Has prayer become just another program? Another box to be ticked?
These questions have been swimming round in my mind today. My job, my entire life it often feels, revolves around inspiring individuals and bodies of people, churches, to be praying. In recent months I have put a lot of energy (and prayer) in particular into attempting to inspire churches across Scotland to engage with the global wave of prayer Thy Kingdom Come.
I often find I have to pause, step back and remind myself why I do what I do. Why I personally pray even. Read some great quotes like those above, re-read Scriptures on prayer, re-read a 24-7 Prayer book like Red Moon Rising or a book by or about the lives of the saints of old.
And I find that, even in my excitement and anticipation that events like the events around Thy Kingdom Come are happening, a nervousness creeps in. A nervousness that for some of us, such events have subtly, unconsciously become another box to tick.

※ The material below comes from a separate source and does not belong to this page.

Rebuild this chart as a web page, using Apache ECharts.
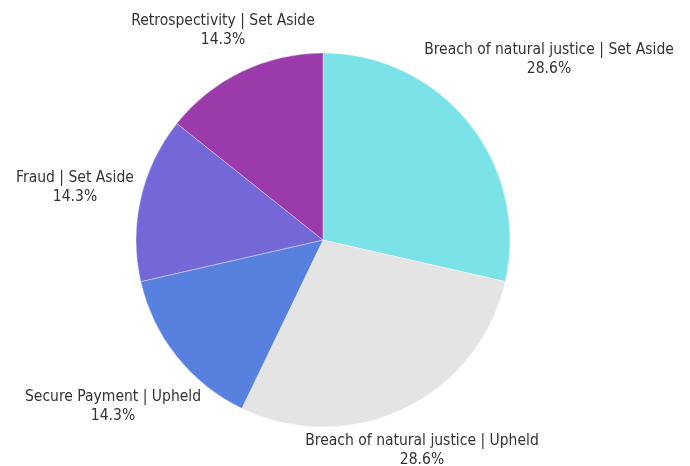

And why does that make me nervous?
I guess because when I read Scripture, and when I read historical accounts, the prayers that God responds to time and time again are the prayers driven by hunger, deep hunger for Him, for His presence, to know Him better, for our world to know Him as He truly is, hunger to be empowered by His presence to go and boldly share the Hope within us, like in Acts 4:31. And the one prayer that Jesus seems most unimpressed with was the one that was motivated by “box-ticking”, by concern with fulfilling a role, meeting an expectation of image.
My deep longing, for myself and for the Body of Christ across Scotland, is to know that deep hunger that drives us to our knees and that our prayer meetings, prayer weeks and Thy Kingdom Come prayer evetns would be motivated out of that hunger. Alan Scott from Causeway Vineyard once said, “If you’re hungry, get ready – the Father is preparing a feast for you!” I think the Father longs to prepare a feast for the Church in Scotland, but we need to have an appetite first, we need to be hungry.
So as we approach Thy Kingdom Come, our prayer meetings and prayer weeks, may Holy Spirit search our hearts and bring us back to what prayer is – a relationship of love with Him, a breathing in of His person and power and an agreeing with all that is in His heart. And may our hunger for Him grow to such capacity that He cooks up the greatest feast Scotland has yet experienced!